** Do this **
Copy every line of the listing exactly.
┄┄┄┄┄┄┄┄┄┄┄┄┄┄┄┄┄┄┄┄
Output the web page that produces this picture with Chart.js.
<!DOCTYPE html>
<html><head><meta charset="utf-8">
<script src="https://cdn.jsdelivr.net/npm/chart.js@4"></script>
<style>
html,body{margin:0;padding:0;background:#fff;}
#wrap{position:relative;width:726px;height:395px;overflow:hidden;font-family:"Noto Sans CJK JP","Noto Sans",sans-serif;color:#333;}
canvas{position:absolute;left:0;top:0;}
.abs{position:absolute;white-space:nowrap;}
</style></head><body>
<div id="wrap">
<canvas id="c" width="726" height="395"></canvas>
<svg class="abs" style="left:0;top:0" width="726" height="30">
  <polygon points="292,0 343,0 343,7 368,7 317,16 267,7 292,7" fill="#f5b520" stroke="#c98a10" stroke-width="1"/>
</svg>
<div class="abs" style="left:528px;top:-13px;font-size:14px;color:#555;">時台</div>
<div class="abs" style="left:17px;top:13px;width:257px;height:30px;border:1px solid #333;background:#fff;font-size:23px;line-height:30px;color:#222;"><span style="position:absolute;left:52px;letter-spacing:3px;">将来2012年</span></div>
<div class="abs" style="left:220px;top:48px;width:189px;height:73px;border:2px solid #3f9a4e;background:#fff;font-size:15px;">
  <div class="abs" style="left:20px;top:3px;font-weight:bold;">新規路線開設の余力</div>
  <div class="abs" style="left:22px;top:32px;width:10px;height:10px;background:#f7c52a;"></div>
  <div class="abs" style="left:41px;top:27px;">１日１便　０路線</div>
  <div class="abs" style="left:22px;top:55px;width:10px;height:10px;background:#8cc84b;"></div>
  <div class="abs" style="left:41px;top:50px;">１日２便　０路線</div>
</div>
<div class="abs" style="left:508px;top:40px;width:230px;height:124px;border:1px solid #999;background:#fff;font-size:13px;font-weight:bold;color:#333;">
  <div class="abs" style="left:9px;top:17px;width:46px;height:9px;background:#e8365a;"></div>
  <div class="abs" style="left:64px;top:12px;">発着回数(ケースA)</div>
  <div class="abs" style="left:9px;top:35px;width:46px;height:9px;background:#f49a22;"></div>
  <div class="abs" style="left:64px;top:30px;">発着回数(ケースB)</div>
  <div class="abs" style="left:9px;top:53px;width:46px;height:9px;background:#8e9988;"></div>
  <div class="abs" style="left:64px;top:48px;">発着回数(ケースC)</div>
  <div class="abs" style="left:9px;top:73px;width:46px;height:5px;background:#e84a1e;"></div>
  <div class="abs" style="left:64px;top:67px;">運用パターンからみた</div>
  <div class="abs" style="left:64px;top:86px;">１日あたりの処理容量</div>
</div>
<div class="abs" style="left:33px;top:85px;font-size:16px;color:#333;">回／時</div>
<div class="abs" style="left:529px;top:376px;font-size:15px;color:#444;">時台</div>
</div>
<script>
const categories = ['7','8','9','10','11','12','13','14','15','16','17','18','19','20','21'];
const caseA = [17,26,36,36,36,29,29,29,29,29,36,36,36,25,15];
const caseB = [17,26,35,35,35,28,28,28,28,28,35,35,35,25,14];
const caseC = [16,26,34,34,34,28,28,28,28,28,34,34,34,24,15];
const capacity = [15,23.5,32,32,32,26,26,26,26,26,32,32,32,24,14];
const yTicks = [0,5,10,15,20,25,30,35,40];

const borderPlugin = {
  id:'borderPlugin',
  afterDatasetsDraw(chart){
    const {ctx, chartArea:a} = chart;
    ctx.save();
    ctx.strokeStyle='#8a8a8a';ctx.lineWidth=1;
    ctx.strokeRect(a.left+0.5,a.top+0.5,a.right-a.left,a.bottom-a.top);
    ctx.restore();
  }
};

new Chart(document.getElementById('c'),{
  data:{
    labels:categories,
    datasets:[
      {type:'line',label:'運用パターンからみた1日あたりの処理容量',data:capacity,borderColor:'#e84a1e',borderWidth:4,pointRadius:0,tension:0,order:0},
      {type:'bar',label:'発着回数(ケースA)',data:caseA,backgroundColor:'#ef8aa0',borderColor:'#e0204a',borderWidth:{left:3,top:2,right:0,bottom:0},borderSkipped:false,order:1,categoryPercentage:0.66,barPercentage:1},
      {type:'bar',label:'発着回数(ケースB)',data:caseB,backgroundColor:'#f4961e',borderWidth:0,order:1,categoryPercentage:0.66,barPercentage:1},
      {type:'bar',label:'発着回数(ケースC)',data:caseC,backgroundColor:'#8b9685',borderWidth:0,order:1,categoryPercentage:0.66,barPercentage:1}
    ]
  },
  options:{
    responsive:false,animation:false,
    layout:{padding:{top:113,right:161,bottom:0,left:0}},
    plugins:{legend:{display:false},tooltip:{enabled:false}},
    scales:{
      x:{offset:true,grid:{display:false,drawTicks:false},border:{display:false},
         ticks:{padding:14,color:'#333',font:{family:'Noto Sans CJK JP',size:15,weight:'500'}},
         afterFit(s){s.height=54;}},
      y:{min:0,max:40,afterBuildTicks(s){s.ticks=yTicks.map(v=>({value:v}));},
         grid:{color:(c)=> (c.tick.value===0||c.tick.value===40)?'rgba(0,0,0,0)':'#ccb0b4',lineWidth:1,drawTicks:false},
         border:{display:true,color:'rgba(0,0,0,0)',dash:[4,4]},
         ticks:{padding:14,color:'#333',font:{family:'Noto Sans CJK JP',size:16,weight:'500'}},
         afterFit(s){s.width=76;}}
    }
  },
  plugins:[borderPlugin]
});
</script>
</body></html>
┄┄┄┄┄┄┄┄┄┄┄┄┄┄┄┄┄┄┄┄
** The answer **
Output the web page that produces this picture with Chart.js.
<!DOCTYPE html>
<html><head><meta charset="utf-8">
<script src="https://cdn.jsdelivr.net/npm/chart.js@4"></script>
<style>
html,body{margin:0;padding:0;background:#fff;}
#wrap{position:relative;width:726px;height:395px;overflow:hidden;font-family:"Noto Sans CJK JP","Noto Sans",sans-serif;color:#333;}
canvas{position:absolute;left:0;top:0;}
.abs{position:absolute;white-space:nowrap;}
</style></head><body>
<div id="wrap">
<canvas id="c" width="726" height="395"></canvas>
<svg class="abs" style="left:0;top:0" width="726" height="30">
  <polygon points="292,0 343,0 343,7 368,7 317,16 267,7 292,7" fill="#f5b520" stroke="#c98a10" stroke-width="1"/>
</svg>
<div class="abs" style="left:528px;top:-13px;font-size:14px;color:#555;">時台</div>
<div class="abs" style="left:17px;top:13px;width:257px;height:30px;border:1px solid #333;background:#fff;font-size:23px;line-height:30px;color:#222;"><span style="position:absolute;left:52px;letter-spacing:3px;">将来2012年</span></div>
<div class="abs" style="left:220px;top:48px;width:189px;height:73px;border:2px solid #3f9a4e;background:#fff;font-size:15px;">
  <div class="abs" style="left:20px;top:3px;font-weight:bold;">新規路線開設の余力</div>
  <div class="abs" style="left:22px;top:32px;width:10px;height:10px;background:#f7c52a;"></div>
  <div class="abs" style="left:41px;top:27px;">１日１便　０路線</div>
  <div class="abs" style="left:22px;top:55px;width:10px;height:10px;background:#8cc84b;"></div>
  <div class="abs" style="left:41px;top:50px;">１日２便　０路線</div>
</div>
<div class="abs" style="left:508px;top:40px;width:230px;height:124px;border:1px solid #999;background:#fff;font-size:13px;font-weight:bold;color:#333;">
  <div class="abs" style="left:9px;top:17px;width:46px;height:9px;background:#e8365a;"></div>
  <div class="abs" style="left:64px;top:12px;">発着回数(ケースA)</div>
  <div class="abs" style="left:9px;top:35px;width:46px;height:9px;background:#f49a22;"></div>
  <div class="abs" style="left:64px;top:30px;">発着回数(ケースB)</div>
  <div class="abs" style="left:9px;top:53px;width:46px;height:9px;background:#8e9988;"></div>
  <div class="abs" style="left:64px;top:48px;">発着回数(ケースC)</div>
  <div class="abs" style="left:9px;top:73px;width:46px;height:5px;background:#e84a1e;"></div>
  <div class="abs" style="left:64px;top:67px;">運用パターンからみた</div>
  <div class="abs" style="left:64px;top:86px;">１日あたりの処理容量</div>
</div>
<div class="abs" style="left:33px;top:85px;font-size:16px;color:#333;">回／時</div>
<div class="abs" style="left:529px;top:376px;font-size:15px;color:#444;">時台</div>
</div>
<script>
const categories = ['7','8','9','10','11','12','13','14','15','16','17','18','19','20','21'];
const caseA = [17,26,36,36,36,29,29,29,29,29,36,36,36,25,15];
const caseB = [17,26,35,35,35,28,28,28,28,28,35,35,35,25,14];
const caseC = [16,26,34,34,34,28,28,28,28,28,34,34,34,24,15];
const capacity = [15,23.5,32,32,32,26,26,26,26,26,32,32,32,24,14];
const yTicks = [0,5,10,15,20,25,30,35,40];

const borderPlugin = {
  id:'borderPlugin',
  afterDatasetsDraw(chart){
    const {ctx, chartArea:a} = chart;
    ctx.save();
    ctx.strokeStyle='#8a8a8a';ctx.lineWidth=1;
    ctx.strokeRect(a.left+0.5,a.top+0.5,a.right-a.left,a.bottom-a.top);
    ctx.restore();
  }
};

new Chart(document.getElementById('c'),{
  data:{
    labels:categories,
    datasets:[
      {type:'line',label:'運用パターンからみた1日あたりの処理容量',data:capacity,borderColor:'#e84a1e',borderWidth:4,pointRadius:0,tension:0,order:0},
      {type:'bar',label:'発着回数(ケースA)',data:caseA,backgroundColor:'#ef8aa0',borderColor:'#e0204a',borderWidth:{left:3,top:2,right:0,bottom:0},borderSkipped:false,order:1,categoryPercentage:0.66,barPercentage:1},
      {type:'bar',label:'発着回数(ケースB)',data:caseB,backgroundColor:'#f4961e',borderWidth:0,order:1,categoryPercentage:0.66,barPercentage:1},
      {type:'bar',label:'発着回数(ケースC)',data:caseC,backgroundColor:'#8b9685',borderWidth:0,order:1,categoryPercentage:0.66,barPercentage:1}
    ]
  },
  options:{
    responsive:false,animation:false,
    layout:{padding:{top:113,right:161,bottom:0,left:0}},
    plugins:{legend:{display:false},tooltip:{enabled:false}},
    scales:{
      x:{offset:true,grid:{display:false,drawTicks:false},border:{display:false},
         ticks:{padding:14,color:'#333',font:{family:'Noto Sans CJK JP',size:15,weight:'500'}},
         afterFit(s){s.height=54;}},
      y:{min:0,max:40,afterBuildTicks(s){s.ticks=yTicks.map(v=>({value:v}));},
         grid:{color:(c)=> (c.tick.value===0||c.tick.value===40)?'rgba(0,0,0,0)':'#ccb0b4',lineWidth:1,drawTicks:false},
         border:{display:true,color:'rgba(0,0,0,0)',dash:[4,4]},
         ticks:{padding:14,color:'#333',font:{family:'Noto Sans CJK JP',size:16,weight:'500'}},
         afterFit(s){s.width=76;}}
    }
  },
  plugins:[borderPlugin]
});
</script>
</body></html>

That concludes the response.